Music affects me in two ways when I’m writing. Firstly, there’s the music that actually occurs in the novel – a lot of Django Reinhart and Louis Armstrong in Last Train from Kummersdorf and there’s a particular track on my Charlie Parker box set from the ‘40s – ‘Dizzy Boogie’ – which has really lit up the jazz I write about in the novel I’m working on at present. But I will say no more about work in progress.. When I was writing Saving Rafael, I had a cd called ‘Berlin by Night’ which contained popular music from Germany in the Nazi period. Not, I hasten to add, Nazi songs, but songs ranging from ‘Lili Marleen’ to disguised jazz, given a German title and lyric to make it more acceptable to the authorities. It has ‘Es geht Alles Vorüber’, the smash hit of the end of the war, the one that people kept listening to. Its message: ‘Everything passes, everything goes by, and every December is followed by May’ annoyed Propaganda Minister Goebbels – not martial enough – but that made no difference. My mother associated it, bitterly, with the letter she got telling her her first love had been killed in action – but she did have her Maytime after all, when she met my British father.

I listened to that cd over and over again, and composed the ‘theme lyric’ for the novel, in slight imitation of a terribly shlocky number that had me frankly laughing my head off. Jenny, in the novel, knew it was trash, but because it was playing the first time she realised Raf was interested in her, it got terribly important to her.

And yet – the scene where my young hero reaches across the table and starts playing with Jenny’s fingers comes, not from any of those contemporaneous songs, but from Tchaikowsky’s Violin Concerto (in D Major, I believe). I’d been wondering how to write that scene just before I was taken abruptly into hospital to have a tumour taken out of my spine. The second night after my surgery, I had a dreadful moment when I woke up and thought: ‘Somebody’s in pain,’ and then realised it was me – just as authors describe in many novels, and I always thought they’d made it up! But the thing that made me cry was that I thought I’d lost my novel.

I got some more opiates from the nurses, pulled myself together – they were dealing with an emergency in the room and the last thing they needed was an author agonising – and then the next morning I was listening to the Tchaikowsky on my personal stereo and suddenly I was in the Café Kranzler again. I’d found the novel! Such a relief, because honestly, it was an awful moment, and I realised how important a companion the novel I’m working on is to me.

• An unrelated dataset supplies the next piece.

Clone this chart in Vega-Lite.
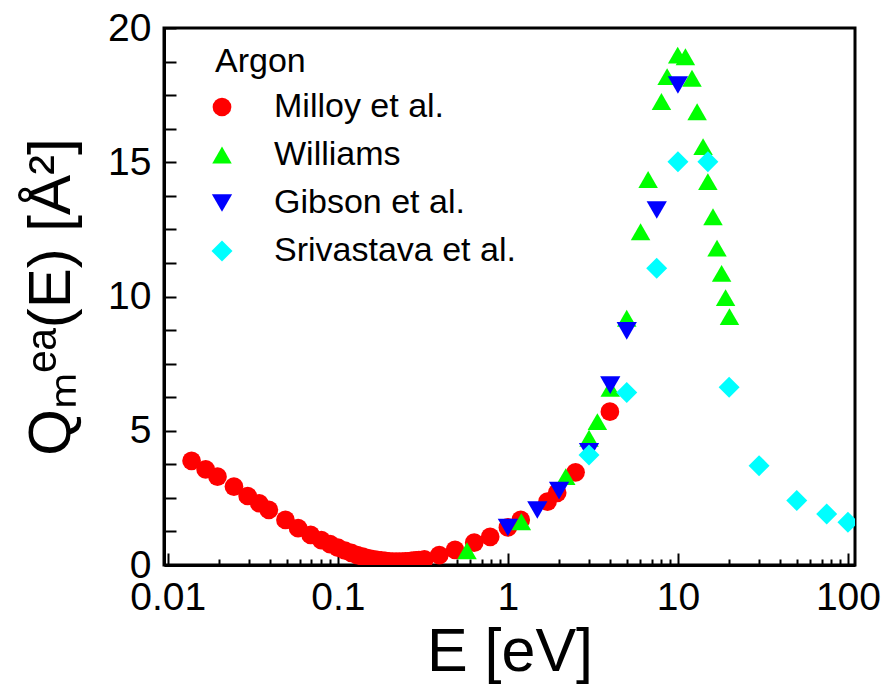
{
  "$schema": "https://vega.github.io/schema/vega-lite/v6.json",
  "width": 691,
  "height": 537,
  "autosize": {"type": "none"},
  "padding": {"left": 164, "top": 28, "right": 33, "bottom": 122},
  "background": "white",
  "config": {
    "font": "Liberation Sans",
    "view": {"stroke": "black", "strokeWidth": 3},
    "axis": {
      "domainColor": "black", "domainWidth": 3, "tickColor": "black", "tickWidth": 2,
      "labelColor": "black", "titleColor": "black", "labelFont": "Liberation Sans",
      "titleFont": "Liberation Sans", "grid": false, "zindex": 1,
      "labelFontSize": 39, "titleFontSize": 61, "titleFontWeight": "normal"
    },
    "legend": {
      "orient": "none", "legendX": 51, "legendY": 17, "padding": 0,
      "titleFont": "Liberation Sans", "labelFont": "Liberation Sans",
      "titleFontSize": 34, "titleFontWeight": "normal", "labelFontSize": 34,
      "titleColor": "black", "labelColor": "black", "labelLimit": 0, "titleLimit": 0,
      "labelOffset": 35, "symbolOffset": -10, "rowPadding": 14, "titlePadding": 11,
      "symbolStrokeWidth": 0
    }
  },
  "datasets": {
    "pts": [
      {"E": 0.0138, "Q": 3.88, "s": "Milloy et al."},
      {"E": 0.0167, "Q": 3.56, "s": "Milloy et al."},
      {"E": 0.0196, "Q": 3.29, "s": "Milloy et al."},
      {"E": 0.0245, "Q": 2.92, "s": "Milloy et al."},
      {"E": 0.0295, "Q": 2.57, "s": "Milloy et al."},
      {"E": 0.0345, "Q": 2.30, "s": "Milloy et al."},
      {"E": 0.0393, "Q": 2.05, "s": "Milloy et al."},
      {"E": 0.0492, "Q": 1.68, "s": "Milloy et al."},
      {"E": 0.0584, "Q": 1.37, "s": "Milloy et al."},
      {"E": 0.0692, "Q": 1.12, "s": "Milloy et al."},
      {"E": 0.080, "Q": 0.93, "s": "Milloy et al."},
      {"E": 0.090, "Q": 0.78, "s": "Milloy et al."},
      {"E": 0.100, "Q": 0.65, "s": "Milloy et al."},
      {"E": 0.110, "Q": 0.54, "s": "Milloy et al."},
      {"E": 0.120, "Q": 0.45, "s": "Milloy et al."},
      {"E": 0.130, "Q": 0.37, "s": "Milloy et al."},
      {"E": 0.140, "Q": 0.31, "s": "Milloy et al."},
      {"E": 0.150, "Q": 0.26, "s": "Milloy et al."},
      {"E": 0.160, "Q": 0.22, "s": "Milloy et al."},
      {"E": 0.170, "Q": 0.19, "s": "Milloy et al."},
      {"E": 0.180, "Q": 0.17, "s": "Milloy et al."},
      {"E": 0.190, "Q": 0.15, "s": "Milloy et al."},
      {"E": 0.200, "Q": 0.14, "s": "Milloy et al."},
      {"E": 0.210, "Q": 0.13, "s": "Milloy et al."},
      {"E": 0.220, "Q": 0.13, "s": "Milloy et al."},
      {"E": 0.230, "Q": 0.13, "s": "Milloy et al."},
      {"E": 0.240, "Q": 0.13, "s": "Milloy et al."},
      {"E": 0.250, "Q": 0.14, "s": "Milloy et al."},
      {"E": 0.260, "Q": 0.14, "s": "Milloy et al."},
      {"E": 0.270, "Q": 0.15, "s": "Milloy et al."},
      {"E": 0.280, "Q": 0.16, "s": "Milloy et al."},
      {"E": 0.290, "Q": 0.17, "s": "Milloy et al."},
      {"E": 0.300, "Q": 0.18, "s": "Milloy et al."},
      {"E": 0.323, "Q": 0.21, "s": "Milloy et al."},
      {"E": 0.395, "Q": 0.37, "s": "Milloy et al."},
      {"E": 0.489, "Q": 0.56, "s": "Milloy et al."},
      {"E": 0.634, "Q": 0.83, "s": "Milloy et al."},
      {"E": 0.787, "Q": 1.05, "s": "Milloy et al."},
      {"E": 1.0, "Q": 1.40, "s": "Milloy et al."},
      {"E": 1.19, "Q": 1.68, "s": "Milloy et al."},
      {"E": 1.71, "Q": 2.36, "s": "Milloy et al."},
      {"E": 1.95, "Q": 2.69, "s": "Milloy et al."},
      {"E": 2.5, "Q": 3.45, "s": "Milloy et al."},
      {"E": 3.98, "Q": 5.71, "s": "Milloy et al."},
      {"E": 0.575, "Q": 0.53, "s": "Williams"},
      {"E": 1.2, "Q": 1.61, "s": "Williams"},
      {"E": 2.19, "Q": 3.29, "s": "Williams"},
      {"E": 3.0, "Q": 4.72, "s": "Williams"},
      {"E": 3.36, "Q": 5.34, "s": "Williams"},
      {"E": 4.0, "Q": 6.58, "s": "Williams"},
      {"E": 5.0, "Q": 9.19, "s": "Williams"},
      {"E": 6.03, "Q": 12.41, "s": "Williams"},
      {"E": 6.68, "Q": 14.36, "s": "Williams"},
      {"E": 8.0, "Q": 17.26, "s": "Williams"},
      {"E": 8.64, "Q": 18.19, "s": "Williams"},
      {"E": 9.97, "Q": 18.99, "s": "Williams"},
      {"E": 11.07, "Q": 18.93, "s": "Williams"},
      {"E": 12.1, "Q": 18.13, "s": "Williams"},
      {"E": 12.97, "Q": 16.88, "s": "Williams"},
      {"E": 14.06, "Q": 15.58, "s": "Williams"},
      {"E": 15.0, "Q": 14.28, "s": "Williams"},
      {"E": 16.08, "Q": 12.97, "s": "Williams"},
      {"E": 16.98, "Q": 11.8, "s": "Williams"},
      {"E": 18.07, "Q": 10.86, "s": "Williams"},
      {"E": 19.07, "Q": 9.96, "s": "Williams"},
      {"E": 20.1, "Q": 9.25, "s": "Williams"},
      {"E": 1.0, "Q": 1.4, "s": "Gibson et al."},
      {"E": 1.49, "Q": 2.05, "s": "Gibson et al."},
      {"E": 2.0, "Q": 2.77, "s": "Gibson et al."},
      {"E": 3.0, "Q": 4.22, "s": "Gibson et al."},
      {"E": 4.0, "Q": 6.70, "s": "Gibson et al."},
      {"E": 5.0, "Q": 8.72, "s": "Gibson et al."},
      {"E": 7.51, "Q": 13.22, "s": "Gibson et al."},
      {"E": 10.0, "Q": 17.88, "s": "Gibson et al."},
      {"E": 3.0, "Q": 4.10, "s": "Srivastava et al."},
      {"E": 5.0, "Q": 6.42, "s": "Srivastava et al."},
      {"E": 7.5, "Q": 11.05, "s": "Srivastava et al."},
      {"E": 10.0, "Q": 15.02, "s": "Srivastava et al."},
      {"E": 15.0, "Q": 15.02, "s": "Srivastava et al."},
      {"E": 20.0, "Q": 6.62, "s": "Srivastava et al."},
      {"E": 30.0, "Q": 3.70, "s": "Srivastava et al."},
      {"E": 50.0, "Q": 2.40, "s": "Srivastava et al."},
      {"E": 75.0, "Q": 1.90, "s": "Srivastava et al."},
      {"E": 100.0, "Q": 1.59, "s": "Srivastava et al."}
    ]
  },
  "resolve": {"axis": {"x": "independent", "y": "independent"}},
  "layer": [
    {
      "data": {"name": "pts"},
      "mark": {"type": "point", "filled": true, "opacity": 1, "clip": true, "strokeWidth": 0},
      "encoding": {
        "x": {
          "field": "E", "type": "quantitative",
          "scale": {"type": "log", "domain": [0.0095, 110], "nice": false},
          "axis": {
            "orient": "bottom", "values": [0.01, 0.1, 1, 10, 100], "format": "~g",
            "tickSize": -12, "labelPadding": 25, "title": "E [eV]", "titlePadding": 5,
            "labelFlush": false, "labelOverlap": false
          }
        },
        "y": {
          "field": "Q", "type": "quantitative",
          "scale": {"domain": [0, 20], "nice": false, "zero": false},
          "axis": {
            "orient": "left",
            "values": [0, 1.25, 2.5, 3.75, 5, 6.25, 7.5, 8.75, 10, 11.25, 12.5, 13.75, 15, 16.25, 17.5, 18.75, 20],
            "labelExpr": "datum.value % 5 == 0 ? format(datum.value, 'd') : ''",
            "tickSize": -12, "labelPadding": 25, "title": "Qₘᵉᵃ(E) [Å²]", "titlePadding": 25,
            "titleFontSize": 60,
            "labelFlush": false, "labelOverlap": false
          }
        },
        "color": {
          "field": "s", "type": "nominal", "title": "Argon",
          "scale": {"domain": ["Milloy et al.", "Williams", "Gibson et al.", "Srivastava et al."], "range": ["#ff0000", "#00ff00", "#0000ff", "#00ffff"]}
        },
        "shape": {
          "field": "s", "type": "nominal", "title": "Argon",
          "scale": {"domain": ["Milloy et al.", "Williams", "Gibson et al.", "Srivastava et al."], "range": ["circle", "triangle-up", "triangle-down", "diamond"]}
        },
        "size": {
          "field": "s", "type": "nominal", "title": "Argon",
          "scale": {"domain": ["Milloy et al.", "Williams", "Gibson et al.", "Srivastava et al."], "range": [350, 441, 441, 470]}
        }
      }
    },
    {
      "data": {"name": "pts"},
      "mark": {"type": "point", "opacity": 0},
      "encoding": {
        "x": {
          "field": "E", "type": "quantitative",
          "axis": {
            "orient": "bottom",
            "values": [0.02, 0.03, 0.04, 0.05, 0.06, 0.07, 0.08, 0.09, 0.2, 0.3, 0.4, 0.5, 0.6, 0.7, 0.8, 0.9, 2, 3, 4, 5, 6, 7, 8, 9, 20, 30, 40, 50, 60, 70, 80, 90],
            "labels": false, "domain": false, "tickSize": -6, "tickWidth": 2, "title": null
          }
        },
        "y": {"field": "Q", "type": "quantitative", "axis": null}
      }
    }
  ]
}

Tchaikowsky wrote the concerto as a love-letter to a young violinist – who didn’t reciprocate his affection – but it is the most passionate, flirtatious, wonderful bit, and the part of the slow movement I was listening to was just like someone playing with their loved one’s fingers. I had something to write on, so I reached out – I had to lie flat in bed – and scrawled it down.

There’s a jazz cd by Abdullah Ibrahim called ‘Water from an Ancient Well’ that my brother gave me, that I often had playing on my computer while I was writing Kummersdorf. Music so often releases something in me, and it’s vitally important to me for that reason. I can’t imagine writing without music. If I didn’t have any of the machines that are our personal musicians nowadays, I’d have to sing for myself. Perhaps that would be better, who knows?

But I’m a twenty-first century writer, born in the twentieth century. My childish imagination was fired by ‘Music and Movement’ and by the stacks of wonderful glossy records, ‘78s, that lived in our Kendal house with us – my parents didn’t have a lot of money, so I guess they'd found these in the cellar when we moved in.

Anyway, I have wonderful memories of my brother and me, on wet Lake District days, putting on 'The Night on Bald Mountain,' and dancing excitedly to it. And that music surfaced years later when I wrote my novel about a witch persecution in the 17th century, Malefice.

3 comments:

Katherine Langrish said...

Lovely, touching post, Leslie. I don't write to music - can't write except in silence with the door closed, in fact - but this almost makes me wish I could.

Leslie Wilson said...

Actually, I very rarely write TO music nowadays, Kath - unless there's some dreadful noise outside, someone using a strimmer in the garden, for example - but I do listen to music to set the mood, usually in the car when I drive places..

Miriam Halahmy said...

What a great sound track Leslie. It would be great to hear about more soundtracks from ABBA writers.